Nałęcz: rząd Millera powinien zostać zmieniony dwa miesiące temu

opublikowano: 2004-03-23 09:17

IAR: Wicemarszałek Sejmu i wiceprzewodniczący Unii Pracy Tomasz Nałęcz powiedział, że nie jest zainteresowany wstąpieniem do nowej lewicowej partii, która może wyłonić się z SLD. Podkreślił, że jest zaangażowany w przebudowę własnego ugrupowania, a jego opuszczenie - jak dodał - byłoby dezercją.

Tomasz Nałęcz powiedział, że Unii Pracy potrzebne są zasadnicze zmiany, aby odzyskać zaufanie społeczne.
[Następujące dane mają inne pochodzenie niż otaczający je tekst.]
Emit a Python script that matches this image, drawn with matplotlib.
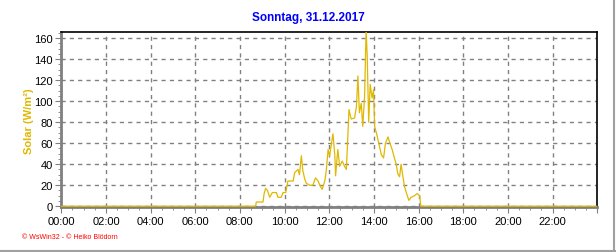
import matplotlib
matplotlib.use("Agg")
import matplotlib.pyplot as plt
from matplotlib.ticker import MultipleLocator, FuncFormatter

plt.rcParams['font.family'] = ['Liberation Sans', 'DejaVu Sans']

# Messzeiten (HH:MM) und Solarstrahlung in W/m²
times = ["00:00", "08:42", "08:44", "09:02", "09:05", "09:09", "09:14", "09:20",
         "09:27", "09:38", "09:42", "09:51", "09:56", "10:03", "10:09", "10:23",
         "10:27", "10:36", "10:40", "10:45", "10:49", "10:54", "10:58", "11:07",
         "11:16", "11:23", "11:30", "11:36", "11:41", "11:48", "11:52", "11:57",
         "12:01", "12:06", "12:10", "12:15", "12:17", "12:23", "12:28", "12:35",
         "12:41", "12:46", "12:51", "12:53", "12:59", "13:08", "13:13", "13:17",
         "13:21", "13:26", "13:30", "13:35", "13:39", "13:42", "13:46", "13:50",
         "13:55", "13:59", "14:02", "14:08", "14:13", "14:20", "14:26", "14:31",
         "14:38", "14:42", "14:49", "14:55", "15:00", "15:04", "15:09", "15:13",
         "15:18", "15:22", "15:27", "15:34", "15:40", "15:49", "15:56", "16:03",
         "16:06", "23:59"]
solar = [0, 0, 4, 4, 12, 17, 15, 8.5,
         13, 13, 8.5, 8.5, 13, 13, 24, 24,
         32, 35, 30, 48, 34, 26, 22, 20,
         20, 27, 24, 19, 16, 24, 34, 54,
         48, 60, 69, 48, 29, 54, 38, 43,
         38, 35, 75, 92, 83, 84, 95, 124,
         89, 98, 76, 105, 168, 143, 80, 116,
         103, 111, 76, 68, 60, 49, 46, 60,
         66, 61, 54, 46, 40, 31, 28, 40,
         28, 19, 13, 5.5, 8.5, 10, 12, 10,
         0, 0]

hours = [int(t[:2]) + int(t[3:]) / 60 for t in times]

fig = plt.figure(figsize=(6.16, 2.53), dpi=100)
ax = fig.add_axes([0.0995, 0.176, 0.870, 0.692])

ax.plot(hours, solar, color="#e0b800", linewidth=0.9, zorder=3)

ax.set_xlim(0, 24)
ax.set_ylim(-1.2, 165.5)

ax.xaxis.set_major_locator(MultipleLocator(2))
ax.xaxis.set_minor_locator(MultipleLocator(0.5))
ax.xaxis.set_major_formatter(FuncFormatter(lambda v, p: f"{int(v):02d}:00" if v < 23 else ""))
ax.yaxis.set_major_locator(MultipleLocator(20))
ax.yaxis.set_minor_locator(MultipleLocator(5))

ax.grid(True, which="major", color="#808080", linestyle=(0, (3, 3)), linewidth=1.0)
ax.tick_params(which="major", length=4, color="#808080", labelsize=8, pad=2)
ax.tick_params(which="minor", length=2, color="#808080")

for side in ["left", "bottom"]:
    ax.spines[side].set_color("#808080")
    ax.spines[side].set_linewidth(2)
for side in ["top", "right"]:
    ax.spines[side].set_color("black")
    ax.spines[side].set_linewidth(1.2)

ax.set_ylabel("Solar (W/m²)", color="#e0b800", fontsize=8, fontweight="bold", labelpad=0)
fig.text(0.5, 0.93, "Sonntag, 31.12.2017", color="#0000ff", fontsize=8.5,
         fontweight="bold", ha="center", va="center")
fig.text(0.035, 0.06, "© WsWin32 - © Heiko Blödorn", color="red", fontsize=5,
         ha="left", va="center")

# grauer Rahmen rechts und unten
fig.add_artist(plt.Line2D([0.997, 0.997], [0.0, 1.0], color="#a0a0a0", linewidth=1.5,
                          transform=fig.transFigure))
fig.add_artist(plt.Line2D([0.0, 1.0], [0.004, 0.004], color="#a0a0a0", linewidth=1.5,
                          transform=fig.transFigure))

fig.savefig("out.png", dpi=100)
Gość "Salonu Politycznego Trójki" nie chciał jednak odpowiedzieć na pytanie, czy odbudowa wizerunku partii z Markiem Polem jako przewodniczącym jest możliwa. Stwierdził jedynie, że każdy - również on - musi się liczyć z możliwością odejścia z władz partii.

Tomasz Nałęcz ponownie opowiedział się za jak najszybszym odejściem rządu Leszka Millera. Według wiceprzewodniczącego Unii Pracy, do takiej zmiany powinno już było dojść dwa miesiące temu. Tomasz Nałęcz podkreślił, ża na czele rządu nie może stać polityk, którego źle ocenia 90 procent społeczeństwa. Dodał, że rządowi potrzebne są nie tylko zmiany personalne, ale także programowe.

Wiceprzewodniczący Unii Pracy podkreślił, że nie zgadza się z argumentami, że do zmiany rządu nie powinno dojść teraz ze względu na politykę zagraniczą Polski i nasze wejście do Unii Europejskiej. Tomasz Nałęcz powiedział, że na odejście rządu Leszka Millera czeka także zagranica, która rozumie, że nie da się go już utrzymać.